Note that this is a risky strategy - if the intranet becomes too socially orientated it can be devalued even further, seen simply as a staff timewaster than a productivity tool.

Show them the money
If you're numbers-orientated, calculate the relative cost of providing services via the intranet versus printing and distributing paper=based tools (such as staff directories, manuals, staff newsletters, presentations and forms).

Also look at the cost to the organisation of staff accidentally using old versions of material - because it was either emailed to them and they saved a copy locally, or they didn't get the latest printed version.

The overwhelming likelihood is that the cost of online distribution via your intranet is significantly less than that of other methods in common use.

This approach is particularly useful when organisations are cost-cutting. Demonstrating that the intranet can save your organisation money, rather than being a cost, shifts perceptions of your intranet. From being a weight around the organisation's budgetary neck it becomes a cost-saving tool, potentially even saving executive reputations.

Keeping up with the Joneses
Another tactic is to demonstrate how far behind your organisation is in terms of its intranet compared to similar organisations. Find examples where other intranets generated wins for organisations - such as cost savings, productivity improvements, staff retention, executive reputations. Even cases where intranets look better or do funky things can help.

Humans are trained to respond to the need to 'keep up with the Joneses', so showing these examples to the right groups can build the realisation that your organisation isn’t realising the value it could be and looks old-fashioned to outsiders.

This can help create some urgency to change and update your intranet to make it more useful and modern - though the process for achieving this has to be carefully managed to ensure that the outcome produces real organisational benefit and isn't simply lipstick on a pig.

Just start
Finally, sometimes you just have to just start improving the intranet.

If you don't start making improvements, achieving a few quick wins, you could be tarred with the do-nothing brush - making it less likely that you will get support (or promotions) in the future.

When you begin with an old, outdated intranet system there are more opportunities for improvement – including many that can be made quickly and cheaply. Use these to build momentum.

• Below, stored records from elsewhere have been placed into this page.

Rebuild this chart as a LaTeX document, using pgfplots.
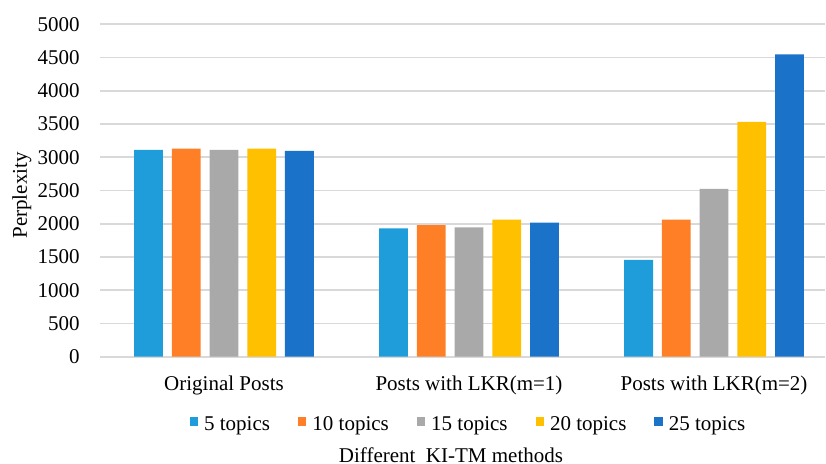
\documentclass[border=0pt]{standalone}
\usepackage{fontspec}
\setmainfont{Liberation Serif}
\usepackage{pgfplots}
\pgfplotsset{compat=1.18}

\definecolor{cA}{HTML}{1E9DDA}
\definecolor{cB}{HTML}{FF7F27}
\definecolor{cC}{HTML}{A9A9A9}
\definecolor{cD}{HTML}{FFC000}
\definecolor{cE}{HTML}{1A73C9}
\definecolor{gridc}{HTML}{D9D9D9}

\begin{document}
\fontsize{10.5bp}{12.6bp}\selectfont
\begin{tikzpicture}
\useasboundingbox (-50bp,-53.65bp) rectangle (363bp,178.35bp);
\begin{axis}[
  scale only axis,
  width=362.5bp, height=166.2bp,
  ymin=0, ymax=5000,
  xmin=-0.506, xmax=2.453,
  ytick={0,500,...,5000},
  xtick={0,1,2},
  xticklabels={Original Posts, Posts with LKR(m=1), Posts with LKR(m=2)},
  major tick length=0pt,
  axis line style={draw=none},
  ymajorgrids,
  grid style={draw=gridc, line width=0.9bp},
  /pgf/number format/assume math mode=true,
  /pgf/number format/1000 sep={},
  yticklabel style={anchor=east, inner sep=0pt, xshift=-10bp},
  xticklabel style={anchor=base, yshift=-16.7bp},
  ylabel={Perplexity},
  ylabel style={at={(axis description cs:-0.1007,0.485)}, anchor=base, rotate=0},
  xlabel={Different\ \ KI-TM methods},
  xlabel style={at={(axis description cs:0.5,0)}, anchor=base, yshift=-52.7bp, xshift=-5.75bp},
  ybar,
  bar width=0.118,
  legend image code/.code={\fill[#1] (0bp,-0.2bp) rectangle (4.2bp,4bp);},
  legend columns=-1,
  legend style={draw=none, fill=none, at={(axis description cs:0.5,0)}, anchor=center,
    yshift=-34.3bp, xshift=4bp,
    nodes={inner xsep=3bp},
    /tikz/every even column/.append style={column sep=11bp}},
]
\addplot[fill=cA, draw=none, bar shift=-0.308] coordinates {(0,3110) (1,1931) (2,1455)};
\addplot[fill=cB, draw=none, bar shift=-0.154] coordinates {(0,3130) (1,1981) (2,2061)};
\addplot[fill=cC, draw=none, bar shift=0] coordinates {(0,3110) (1,1946) (2,2523)};
\addplot[fill=cD, draw=none, bar shift=0.154] coordinates {(0,3130) (1,2061) (2,3531)};
\addplot[fill=cE, draw=none, bar shift=0.308] coordinates {(0,3095) (1,2016) (2,4549)};
\legend{5 topics, 10 topics, 15 topics, 20 topics, 25 topics}
\end{axis}
\end{tikzpicture}
\end{document}
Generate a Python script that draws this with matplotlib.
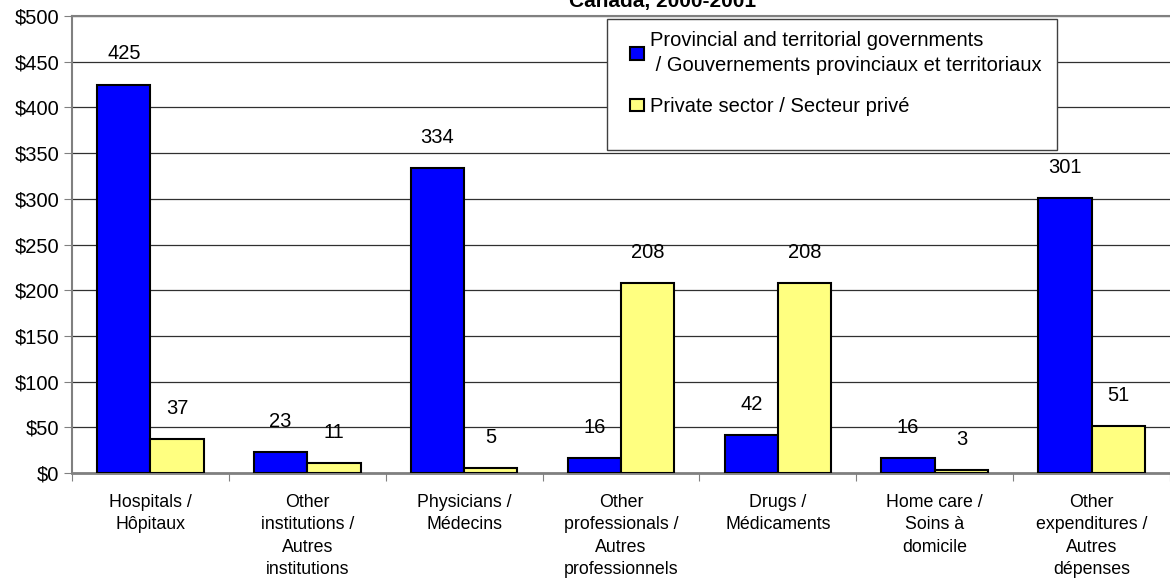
import matplotlib.pyplot as plt
import numpy as np

# categories and values (per capita spending, $)
categories = [
    "Hospitals /\nHôpitaux",
    "Other\ninstitutions /\nAutres\ninstitutions",
    "Physicians /\nMédecins",
    "Other\nprofessionals /\nAutres\nprofessionnels",
    "Drugs /\nMédicaments",
    "Home care /\nSoins à\ndomicile",
    "Other\nexpenditures /\nAutres\ndépenses",
]
government = [425, 23, 334, 16, 42, 16, 301]
private = [37, 11, 5, 208, 208, 3, 51]
series_names = [
    "Provincial and territorial governments\n / Gouvernements provinciaux et territoriaux",
    "Private sector / Secteur privé",
]
yticks = [0, 50, 100, 150, 200, 250, 300, 350, 400, 450, 500]

plt.rcParams['font.family'] = ['Liberation Sans', 'DejaVu Sans']

W, H = 1170, 582
fig = plt.figure(figsize=(W / 100, H / 100), dpi=100)
ax = fig.add_axes([72 / W, 109 / H, 1 - 72 / W, (473 - 16) / H])

x = np.arange(len(categories))
w = 0.34
b1 = ax.bar(x - w / 2, government, w, color='#0000FF', edgecolor='black', linewidth=1.5, zorder=3)
b2 = ax.bar(x + w / 2, private, w, color='#FFFF80', edgecolor='black', linewidth=1.5, zorder=3)

for bars, vals in [(b1, government), (b2, private)]:
    for r, v in zip(bars, vals):
        ax.annotate(str(v), (r.get_x() + r.get_width() / 2, v), xytext=(0, 22),
                    textcoords='offset points', ha='center', va='center', fontsize=14.5)

ax.set_xlim(-0.5, 6.5)
ax.set_ylim(0, 500)
ax.set_yticks(yticks)
ax.set_yticklabels(["$%d" % t for t in yticks], fontsize=14.5)
ax.yaxis.grid(True, color='#303030', linewidth=0.9, zorder=0)

# category ticks between groups, labels centred
ax.set_xticks(np.arange(-0.5, 6.6, 1.0))
ax.set_xticklabels([])
ax.set_xticks(x, minor=True)
ax.set_xticklabels(categories, minor=True, fontsize=12.8, linespacing=1.42, va='top')
ax.tick_params(axis='x', which='minor', length=0, pad=15)
ax.tick_params(axis='x', which='major', length=6, color='#808080')
ax.tick_params(axis='y', length=6, color='#808080', pad=3)

ax.spines['right'].set_visible(False)
ax.spines['left'].set_color('#808080')
ax.spines['left'].set_linewidth(1.5)
ax.spines['bottom'].set_color('#808080')
ax.spines['bottom'].set_linewidth(2)
ax.spines['top'].set_color('#808080')
ax.spines['top'].set_linewidth(1.5)

fig.text(663 / W, 1 - 7 / H, "Canada, 2000-2001", ha='center', va='baseline',
         fontsize=15, fontweight='bold')

# legend box (Excel style, fixed size)
box = plt.Rectangle((607 / W, 1 - 150 / H), (1057 - 607) / W, (150 - 19) / H,
                    transform=fig.transFigure, facecolor='white', edgecolor='#404040',
                    linewidth=1.0, zorder=4, clip_on=False)
ax.add_artist(box)
leg = ax.legend([b1, b2], series_names, loc='upper left',
                bbox_to_anchor=(630 / W, 1 - 31 / H), bbox_transform=fig.transFigure,
                fontsize=14.5, frameon=False,
                handlelength=0.7, handleheight=0.6, handletextpad=0.3,
                labelspacing=1.1, borderpad=0, borderaxespad=0)
for t in leg.get_texts():
    t.set_linespacing(1.4)
leg.set_zorder(5)

plt.savefig("out.png", dpi=100)
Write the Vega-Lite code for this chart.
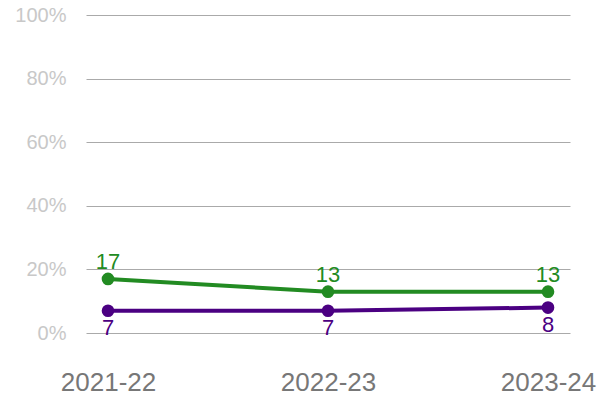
{
  "$schema": "https://vega.github.io/schema/vega-lite/v6.json",
  "autosize": "none",
  "width": 484,
  "height": 318,
  "padding": {"left": 86, "top": 15, "right": 44, "bottom": 67},
  "background": "white",
  "config": {"view": {"stroke": null}, "font": "Liberation Sans"},
  "data": {"values": [
    {"year": "2021-22", "series": "A", "value": 17},
    {"year": "2022-23", "series": "A", "value": 13},
    {"year": "2023-24", "series": "A", "value": 13},
    {"year": "2021-22", "series": "B", "value": 7},
    {"year": "2022-23", "series": "B", "value": 7},
    {"year": "2023-24", "series": "B", "value": 8}
  ]},
  "encoding": {
    "x": {"field": "year", "type": "ordinal", "scale": {"type": "point", "padding": 0.1},
      "axis": {"title": null, "domain": false, "ticks": false, "labelAngle": 0, "labelFontSize": 26, "labelColor": "#777777", "labelPadding": 36, "grid": false}},
    "y": {"field": "value", "type": "quantitative", "scale": {"domain": [0, 100]},
      "axis": {"title": null, "domain": false, "ticks": false, "values": [0, 20, 40, 60, 80, 100], "labelExpr": "datum.value + '%'", "labelFontSize": 20, "labelColor": "#c8c8c8", "labelPadding": 20, "gridColor": "#aaaaaa", "gridWidth": 1}},
    "color": {"field": "series", "type": "nominal", "scale": {"domain": ["A", "B"], "range": ["#228b22", "#4b0082"]}, "legend": null}
  },
  "layer": [
    {"mark": {"type": "line", "strokeWidth": 4}},
    {"mark": {"type": "point", "filled": true, "size": 160, "opacity": 1}},
    {"transform": [{"filter": "datum.series == 'A'"}], "mark": {"type": "text", "fontSize": 22, "dy": -17}, "encoding": {"text": {"field": "value"}}},
    {"transform": [{"filter": "datum.series == 'B'"}], "mark": {"type": "text", "fontSize": 22, "dy": 17}, "encoding": {"text": {"field": "value"}}}
  ]
}
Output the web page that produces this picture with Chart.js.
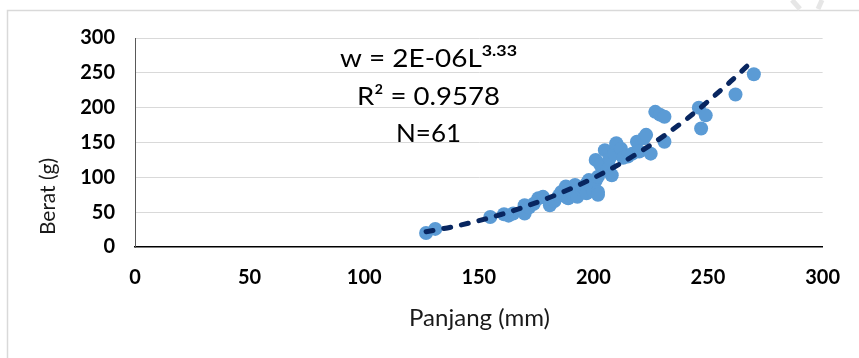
<!DOCTYPE html>
<html><head><meta charset="utf-8">
<script src="https://cdn.jsdelivr.net/npm/chart.js@4.4.1/dist/chart.umd.min.js"></script>
<style>html,body{margin:0;padding:0;background:#fff;}#wrap{width:859px;height:358px;}</style>
</head><body><div id="wrap"><canvas id="c" width="859" height="358"></canvas></div>
<script>
// ---- data ----
const lengthMM = [127,131,155,161,163,165,170,170,172,174,176,178,181,183,185,186,188,188,189,191,192,193,195,196,197,197,198,199,200,201,201,202,202,202,203,205,206,207,207,208,209,210,210,212,213,215,217,219,220,222,223,225,227,229,231,231,246,247,249,262,270];
const weightG  = [20,26,43,47,45,48,48,60,57,62,70,72,60,66,74,79,72,87,70,76,89,72,82,84,77,91,96,86,80,125,95,79,101,75,118,139,110,115,127,103,134,146,149,141,128,130,134,151,137,156,161,134,194,190,187,151,200,170,189,219,248];
const trendL = [127,140,160,180,200,220,240,260,270];
const trendW = [22,30,47,70,99,136,182,238,269];
const xTicks = [0,50,100,150,200,250,300];
const yTicks = [0,50,100,150,200,250,300];
const xTitle = 'Panjang (mm)';
const yTitle = 'Berat (g)';
const eqMain = 'w = 2E-06L';
const eqSup = '3.33';
const r2Text = 'R\u00B2 = 0.9578';
const nText = 'N=61';

const scatterPts = lengthMM.map((l,i)=>({x:l,y:weightG[i]}));
const trendPts = trendL.map((l,i)=>({x:l,y:trendW[i]}));

function drawFit(ctx, parts, x, baseline, width, color){
  let total = 0;
  const ws = parts.map(p=>{ctx.font=p.font; const w=ctx.measureText(p.t).width; total+=w; return w;});
  const sx = width/total;
  ctx.save();
  ctx.translate(x, baseline);
  ctx.scale(sx,1);
  ctx.fillStyle = color;
  ctx.textBaseline = 'alphabetic';
  ctx.textAlign = 'left';
  let cx = 0;
  parts.forEach((p,i)=>{ctx.font=p.font; ctx.fillText(p.t, cx, p.dy||0); cx+=ws[i];});
  ctx.restore();
}

const deco = {
  id:'deco',
  beforeDraw(chart){
    const ctx = chart.ctx;
    ctx.save();
    ctx.fillStyle='#fff'; ctx.fillRect(0,0,chart.width,chart.height);
    ctx.strokeStyle='#d9d9d9'; ctx.lineWidth=1.5;
    ctx.beginPath(); ctx.moveTo(7.5,358); ctx.lineTo(7.5,10.5); ctx.lineTo(859,10.5); ctx.stroke();
    ctx.strokeStyle='#e6e6e6'; ctx.lineWidth=5;
    ctx.beginPath(); ctx.moveTo(792,0); ctx.lineTo(800,9); ctx.stroke();
    ctx.beginPath(); ctx.moveTo(822,0); ctx.lineTo(818,9); ctx.stroke();
    ctx.restore();
  },
  afterDraw(chart){
    const ctx = chart.ctx;
    drawFit(ctx,[{t:eqMain,font:'25px Lato'},{t:eqSup,font:'bold 16px Lato',dy:-11}],340,67,177,'#000');
    drawFit(ctx,[{t:r2Text,font:'25px Lato'}],357,105,143,'#000');
    drawFit(ctx,[{t:nText,font:'25px Lato'}],396,142,65,'#000');
    ctx.save();
    drawFit(ctx,[{t:xTitle,font:'23px Lato'}],409,326,141,'#1a1a1a');
    ctx.translate(55,197); ctx.rotate(-Math.PI/2);
    drawFit(ctx,[{t:yTitle,font:'22px Lato'}],-38,0,77,'#1a1a1a');
    ctx.restore();
  }
};

new Chart(document.getElementById('c'),{
  type:'scatter',
  data:{datasets:[
    {type:'line',data:trendPts,borderColor:'#082660',borderWidth:5,borderDash:[7,11],borderCapStyle:'round',pointRadius:0,fill:false,cubicInterpolationMode:'monotone',tension:0.4},
    {data:scatterPts,backgroundColor:'#5b9bd5',borderWidth:0,pointRadius:7,pointHoverRadius:7}
  ]},
  options:{
    responsive:false,animation:false,
    layout:{padding:{top:38,right:35,bottom:0,left:0}},
    plugins:{legend:{display:false},tooltip:{enabled:false}},
    scales:{
      x:{type:'linear',min:0,max:300,
        afterBuildTicks:s=>{s.ticks=xTicks.map(v=>({value:v}));},
        ticks:{font:{family:'Lato',size:20,weight:'bold'},color:'#000',padding:19,maxRotation:0},
        grid:{display:false,drawTicks:false},
        border:{display:true,color:'#000',width:1.5},
        afterFit:s=>{s.height=111;}},
      y:{type:'linear',min:0,max:300,
        afterBuildTicks:s=>{s.ticks=yTicks.map(v=>({value:v}));},
        ticks:{font:{family:'Lato',size:20,weight:'bold'},color:'#000',padding:20},
        grid:{drawTicks:false,lineWidth:1,color:c=>c.tick&&c.tick.value===0?'rgba(0,0,0,0)':'#d9d9d9'},
        border:{display:true,color:'#595959',width:1},
        afterFit:s=>{s.width=135;}}
    }
  },
  plugins:[deco]
});
</script></body></html>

Even changes as simple as tweaking search, placing links to the most used tools on the homepage or changing the visual design can give you the wins needed to begin lobbying for resources and support for bigger changes that add even more value.

What strategies have you used?
There’s many other ways to turn around an intranet situation. What strategies have you used, or heard about?

1 comment:

  1. As a Reporting Developer (Cognos) I put reports for consumption of executives on their Intranet.

    While some have an aide run the reports, others like to run the reports themselves and have to go through the Intranet to do so.

    So I guess my point is that putting something that an executive requires on the Intranet will force them onto it to see their reports. This will get upper management 'through the door', the rest is for Intranet developers.